For producing three dimensional effects the main tool is the "Light Effects" filter. This filter simulates the effect of light hitting a bumpy surface and has a variety of uses for embossing, carving and producing rough textures. This filter is more complicated than most and has a large number of settings. It also takes up to three images as inputs. These are:
- The image to be processed
- A bump map
- An environment map
The bump map is a grayscale image which gives the height of the simulated surface, white being high and black low. The environment map is used for reflections in shiny surfaces. For simple cases, you can ignore the extra images and simply use the input image as the bump map.
As a simple example, here is a black and white image passed through the light effects filter. The image is used as the bump map and the surface color is a constant yellow.
More interesting affects can be achieved by processing the bump map before applying the Light Effects filter. Blurring the bump map gives a softer, but more pronounced 3D effect as shown in the first picture below. In the second and third pictures, the bump map has been blurred and then the original map pasted back on top to sharpen the edges. In the fourth picture the map was blurred and then passed through the Colors/Lookup filter with a 2-humped gradient which had the effect of outlining the text. Finally, in the last picture, the Shapeburst filter was used to created a chiselled effect.
Different settings for diffuse and specular reflectivity will produce the effect of different materials. For a matt finish, turn down the specular reflectivity. To change the shininess of the material vary the specular highlight slider - the larger the value, the shinier the material.
Here's another way of playing with bump maps. This was created by drawing the text, blurring it with a radius of about 20 pixels and then thresholding to give a sharp edge before drawing the text again. Finally, the whole map was blurred with a radius of 2 pixels.
Here's an example of using embossing to produce a metallic effect. Starting with a grey background, I added noise with the Add Noise filter and smeared it horizontally with the Smear filter before applying a bit of horizontal Motion Blur. The text was drawn in a separate image which was used as a bump map.
Here the Light Effects filter has been used with an environment map (a photo) to produce a reflective metal effect. The background is plain orange with a bit of added noise. The text was drawn in black and while still floating, passed through the Shapeburst filter to produce a bump map with rounded edges. The Light Effects filter was then used with the environment map and finally a light shadow was added with the Drop Shadow filter.
A similar example using the Shapeburst, Light Effects and Drop Shadow filters:
As another example, you can make your own jigsaws by applying a bump map such as this:
to a photo, giving a result like this:
Making a Jigsaw
To do this:
- Create the bump map
- Open your photograph
- Invoke the Stylize/Light Effects filter.
- In the "Bumps" page, select "Bump Map" and press the "Choose" button to choose the bump map from the list of open images.

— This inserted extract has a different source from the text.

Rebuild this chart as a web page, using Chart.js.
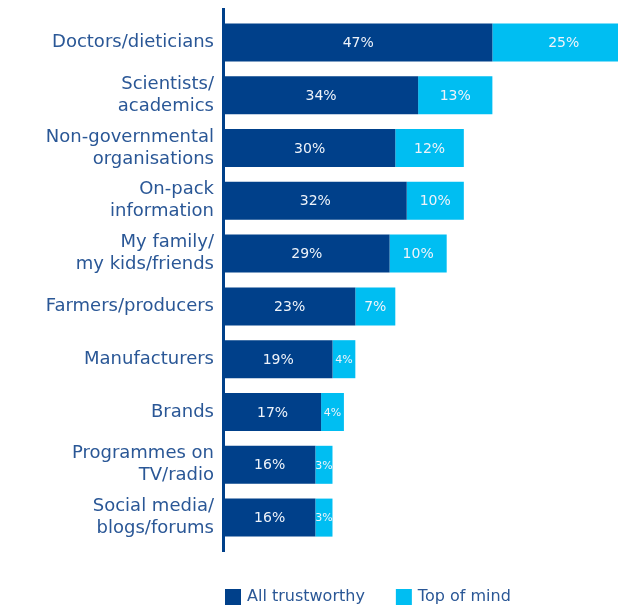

- Play around with the light direction, bump height and material properties to get the look you want.
Some of the other filters can be used to create bump maps. Here are a few examples:
The image on the left is the output of the Plasma Filter. When used as a bump map, it produces stone-like textures.
The left image is the output of the Crystallize filter on a white image. The centre image is the left image used as a bump map. Finally, on the right, a semi-transparent layer of the output of the Plasma filter has been painted over the top to colour the tiles.

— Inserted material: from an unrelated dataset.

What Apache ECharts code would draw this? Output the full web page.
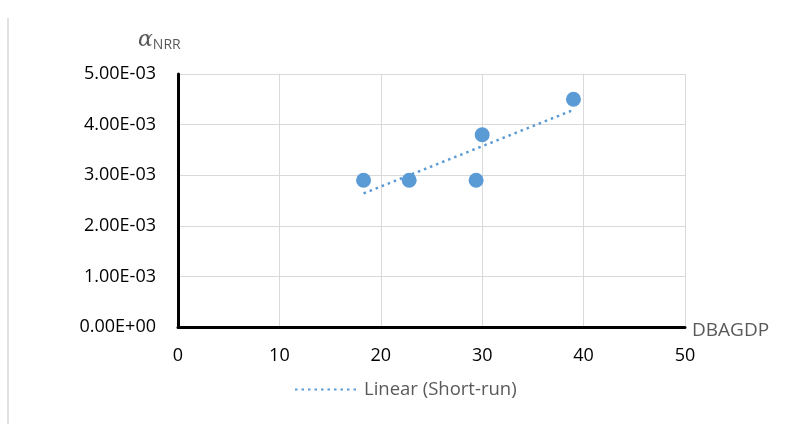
<!DOCTYPE html>
<html><head><meta charset="utf-8">
<script src="https://cdn.jsdelivr.net/npm/echarts@6/dist/echarts.min.js"></script>
<style>html,body{margin:0;padding:0;background:#fff}#c{width:790px;height:424px}</style>
</head><body><div id="c"></div>
<script>
const xValues = [18.3, 22.8, 29.4, 30.0, 39.0];
const yValues = [2.9e-3, 2.9e-3, 2.9e-3, 3.8e-3, 4.5e-3];
const trendX = [18.3, 39.0];
const trendY = [2.64e-3, 4.29e-3];
const xTicks = [0, 10, 20, 30, 40, 50];
const yTicks = [0, 1e-3, 2e-3, 3e-3, 4e-3, 5e-3];
const trendName = 'Linear (Short-run)';

function fmtE(v){
  if (Math.abs(v) < 1e-12) return '0.00E+00';
  const s = v.toExponential(2);
  const [m, e] = s.split('e');
  const sign = e[0] === '-' ? '-' : '+';
  const d = e.replace(/[+-]/, '').padStart(2, '0');
  return m + 'E' + sign + d;
}
const font = 'Open Sans, Liberation Sans, sans-serif';
const chart = echarts.init(document.getElementById('c'));
chart.setOption({
  animation: false,
  backgroundColor: '#fff',
  grid: {left: 178, right: 105, top: 74, bottom: 97},
  xAxis: {
    type: 'value', min: xTicks[0], max: xTicks[xTicks.length-1], interval: 10,
    name: 'DBAGDP', nameLocation: 'end', nameGap: 7,
    nameTextStyle: {color: '#595959', fontSize: 19, fontFamily: font, verticalAlign: 'top', padding: [-6,0,0,0]},
    axisLine: {onZero: false, lineStyle: {color: '#000', width: 3}},
    axisTick: {show: false},
    axisLabel: {color: '#000', fontSize: 18, fontFamily: font, margin: 20},
    splitLine: {lineStyle: {color: '#d9d9d9', width: 1}}
  },
  yAxis: {
    type: 'value', min: yTicks[0], max: yTicks[yTicks.length-1], interval: 1e-3,
    axisLine: {show: true, onZero: false, lineStyle: {color: '#000', width: 3}},
    axisTick: {show: false},
    axisLabel: {color: '#000', fontSize: 18, fontFamily: font, margin: 22, formatter: fmtE},
    splitLine: {lineStyle: {color: '#d9d9d9', width: 1}}
  },
  legend: {
    show: true, data: [trendName], bottom: 20, left: 289,
    itemWidth: 64, itemHeight: 10, itemGap: 11,
    itemStyle: {opacity: 0},
    textStyle: {color: '#595959', fontSize: 18.5, fontFamily: font}
  },
  graphic: [
    {type: 'line', shape: {x1: 8, y1: 18, x2: 8, y2: 424}, style: {stroke: '#d9d9d9', lineWidth: 1.5}},
    {type: 'text', left: 138, top: 29, style: {
      rich: {
        a: {fontFamily: 'DejaVu Serif, serif', fontStyle: 'italic', fontSize: 22, fill: '#595959'},
        s: {fontFamily: font, fontSize: 14, fill: '#595959', padding: [10,0,0,0]}
      },
      text: '{a|α}{s|NRR}'
    }}
  ],
  series: [
    {
      type: 'scatter', name: 'Short-run', symbolSize: 15,
      itemStyle: {color: '#5b9bd5', opacity: 1},
      data: xValues.map((x, i) => [x, yValues[i]])
    },
    {
      type: 'line', name: trendName, symbol: 'none',
      lineStyle: {color: '#5b9bd5', width: 2.5, type: [2.5, 4]},
      itemStyle: {color: '#5b9bd5'},
      data: trendX.map((x, i) => [x, trendY[i]])
    }
  ]
});
</script></body></html>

Lastly, the Cellular texture filter is a good filter for creating geometric patterned bump maps.
The Light Effects filter can do much more than simple embossing. So far we have just used the default settings of one distant light source. However, the filter allows several lights to be shone onto the image at once. There are four kinds of light which may be added. These are:
- Ambient Light - Light which is simply added to the image and isn't affected by the surface
- Distant Light - A light which has a direction but no shape. You can think of this as similar to sunlight.
- Point Light - A light which radiates equally in all directions and which has a specific location.
- Spot Light - A light which spreads out in a fuzzy cone in a particular direction.
You've seen ambient and distant light. Here are three coloured spotlights on an image. You can see that the light has an elliptical shape where it hits the surface and a fuzzy edge, just like a real spotlight.
Three coloured lights
Specifying lights is a fairly complex business, but you'll quickly get the hang of it. To add a light, press the appropriate button in the filter dialog. To change its settings, select it in the list and move the sliders. To remove it, select it and press the "Remove Light" button.
Now the settings: All types of lights have an intensity and colour. Distant and point lights add a direction and elevation which together give a direction in 3 dimensions. Point and spot lights have a distance which together with the directions specify where they are in 3D space. Spot lights add a position, X and Y. These are the proportion of the way across the image that the lights are aimed at. Setting these to 0.5 will aim the light at the centre of the image. Changing the elevation will change the shape of the spot. Spot lights also have a cone angle and focus which change the size and sharpness of the spot.
More light effects
The procedure for placing a light goes something like this. First choose the light of light you want. If it's a spot light, aim it at the part of the image you want to illuminate with the X and Y sliders. Next choose a direction and elevation for the light. You can also change the distance to the light which will have the effect of changing the beam size for spot lights or the position of highlights for point lights. It's easiest to position one light at a time, turning the others off by setting their intensity to zero.